和文機関紙「平和文化」No.207, 令和3年9月号

広島平和文化センターで働いている人ってどんな人?

 「広島平和文化センターって何をしているの?」「働いているのはどんな人?」という疑問があるのではないでしょうか。
 職員へのインタビュー記事をお届けします。  「平和首長会議」とは、共に核兵器廃絶と世界恒久平和への道を切り開こうという広島・長崎両市の呼び掛けに賛同する世界の都市(自治体)で構成する超党派のNGOで、平和文化センター内に事務局があります。 杉山さんは主に「子どもたちによる“平和なまち”絵画コンテスト」と「平和教育ウェビナー」を担当しています。
 
(廣瀬)平和文化センターに就職したきっかけや経緯と、広島の印象を教えてください。
杉山愛
(杉山)私は大学で歴史学(アジア近現代史:主に1930年代のインドネシア)を専攻しました。 学ぶ中で、やはり少しでも自分の専門に関係し、かつ、社会貢献や公益にかなった分野で仕事がしたいと思うようになりました。 でも、そのような仕事をどう見つければいいか分かりませんでした。 ある日ふと、「原爆資料館」「採用」でネット検索してみたところ、偶然、広島平和文化センターの公募情報が出ていました。 実はその時はまだ、平和記念資料館を平和文化センターが管理運営していることさえ知りませんでした。
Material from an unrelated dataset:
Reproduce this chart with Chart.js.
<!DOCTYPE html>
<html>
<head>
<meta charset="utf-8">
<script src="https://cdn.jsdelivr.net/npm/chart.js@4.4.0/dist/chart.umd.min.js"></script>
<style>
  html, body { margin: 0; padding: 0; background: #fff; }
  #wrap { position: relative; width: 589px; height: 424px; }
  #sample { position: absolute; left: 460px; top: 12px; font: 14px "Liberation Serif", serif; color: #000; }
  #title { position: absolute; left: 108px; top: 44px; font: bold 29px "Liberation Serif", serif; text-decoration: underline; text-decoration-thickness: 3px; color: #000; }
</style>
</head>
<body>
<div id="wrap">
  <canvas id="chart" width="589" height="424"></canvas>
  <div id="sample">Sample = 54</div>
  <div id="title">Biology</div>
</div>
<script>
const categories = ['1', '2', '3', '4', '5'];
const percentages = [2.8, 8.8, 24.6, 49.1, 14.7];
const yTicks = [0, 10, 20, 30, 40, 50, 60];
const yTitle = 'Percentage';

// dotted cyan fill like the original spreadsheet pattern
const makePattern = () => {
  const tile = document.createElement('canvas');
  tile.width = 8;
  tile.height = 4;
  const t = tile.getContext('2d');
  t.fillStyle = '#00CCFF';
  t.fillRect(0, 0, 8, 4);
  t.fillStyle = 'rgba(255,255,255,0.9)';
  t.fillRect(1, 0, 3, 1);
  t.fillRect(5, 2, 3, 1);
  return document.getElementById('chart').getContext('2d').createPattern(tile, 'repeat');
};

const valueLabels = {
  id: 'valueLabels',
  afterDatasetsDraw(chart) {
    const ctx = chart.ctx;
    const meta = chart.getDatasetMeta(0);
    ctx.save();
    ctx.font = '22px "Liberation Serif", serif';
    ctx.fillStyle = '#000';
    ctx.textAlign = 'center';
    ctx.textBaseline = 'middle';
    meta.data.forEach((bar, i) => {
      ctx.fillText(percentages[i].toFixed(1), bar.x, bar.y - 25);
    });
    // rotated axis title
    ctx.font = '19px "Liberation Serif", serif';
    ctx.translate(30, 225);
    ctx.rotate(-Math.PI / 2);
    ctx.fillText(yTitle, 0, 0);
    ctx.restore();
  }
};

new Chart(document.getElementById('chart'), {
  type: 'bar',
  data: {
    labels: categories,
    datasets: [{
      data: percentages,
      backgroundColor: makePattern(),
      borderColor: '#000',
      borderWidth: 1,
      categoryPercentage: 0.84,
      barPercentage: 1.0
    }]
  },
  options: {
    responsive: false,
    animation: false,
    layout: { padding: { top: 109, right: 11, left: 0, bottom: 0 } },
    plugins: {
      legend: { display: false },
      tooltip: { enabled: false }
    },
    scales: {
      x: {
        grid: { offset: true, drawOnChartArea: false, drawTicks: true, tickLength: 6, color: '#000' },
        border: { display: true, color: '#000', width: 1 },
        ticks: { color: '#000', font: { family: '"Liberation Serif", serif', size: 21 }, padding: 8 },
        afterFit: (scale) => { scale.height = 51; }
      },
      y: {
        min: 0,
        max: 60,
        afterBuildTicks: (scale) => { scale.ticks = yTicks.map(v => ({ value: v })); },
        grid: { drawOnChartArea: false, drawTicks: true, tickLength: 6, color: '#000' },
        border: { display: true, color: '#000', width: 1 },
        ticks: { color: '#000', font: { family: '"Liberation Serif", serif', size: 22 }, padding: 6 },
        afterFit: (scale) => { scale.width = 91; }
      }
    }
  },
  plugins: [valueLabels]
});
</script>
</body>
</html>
 11か月たって、かなり広島にも慣れました。 私の地元には自然が少ないので、大きな川が6本も流れる緑豊かな街は今でも新鮮に感じます。 必要なものがコンパクトに揃っている生活に便利な街という印象ですね。
(廣瀬)杉山さんの大学卒業は今年3月。 昨年10月以降、学業と仕事の両立をしていたわけですね?
(杉山)入職時、卒業まで残すところ卒論の提出のみの状態でした。 担当教授に相談して、広島で卒論を執筆して期限内に提出すれば卒業出来るよう認めてもらいました。 広島に移る段取りをした上で両親や友人に報告したので、みんな驚いただろうと思います。
(廣瀬)新任で仕事をするだけでもとても大変だと思います…同時に卒論まで書くなんて、私にはとても真似できません。
(杉山)私の仕事は比較的ワークライフバランスがとりやすかったので、夕方5時過ぎに仕事を終え、6時には家の机に向かって卒論の執筆開始、夜11時頃まで取り組むという生活が可能でした。 それでも、執筆が佳境に入った時期と仕事の繁忙期が重なったときには、食事はデリバリーで頼む等してやりくりしました。 オンラインデリバリーが普及した年だったので助かりました。
(廣瀬)現在の担当業務について教えてください。
(杉山)「子どもたちによる“平和なまち”絵画コンテスト」は、平和首長会議加盟都市の子どもたちを対象に、平和教育の充実を図ることを目的とした事業です。 4月から絵を募集し、12~1月に入賞作品を選定し、表彰します。 また、平和首長会議会長賞受賞作品をプリントしたクリアファイルを記念品として贈り、広島市内に入賞者がいる場合は表彰式も開きます。 世界中からたくさん応募があるので、特に11月以降は私たち裏方スタッフの作業量も膨大で大変です。 でも、作品を総覧した時や記念品が出来上がった時には充実した気分でした。 また、作品に地域ごとの傾向があることが興味深かったです。 「中東は明るい派手な色が好きなのかな」、「日本は上品な感じ」、「ロシアは丁寧で精巧なものが多いな」とか。 文化背景の違いが出ているのかなと感じました。 これも多様性というのでしょうか。 忙しい中でも、ホッコリする瞬間がありましたね。
 もう一つの「平和教育ウェビナー『世界の青少年による平和活動交流会』」は、国内外の青少年が、自分が携わる平和活動について発表し、相互に意見交換を行う事業で、YouTubeでライブ配信します。 ピーカーの人たちは主に10代20代ですが、発表はとても示唆に富んでいます。 自分の同世代と協働するのは楽しく、前途ある彼らが輝けるように、一生懸命サポートしたいと思っています。
(廣瀬)忙しそうですが、徐々に仕事にも慣れてきた様子の杉山さんの活躍に期待しています。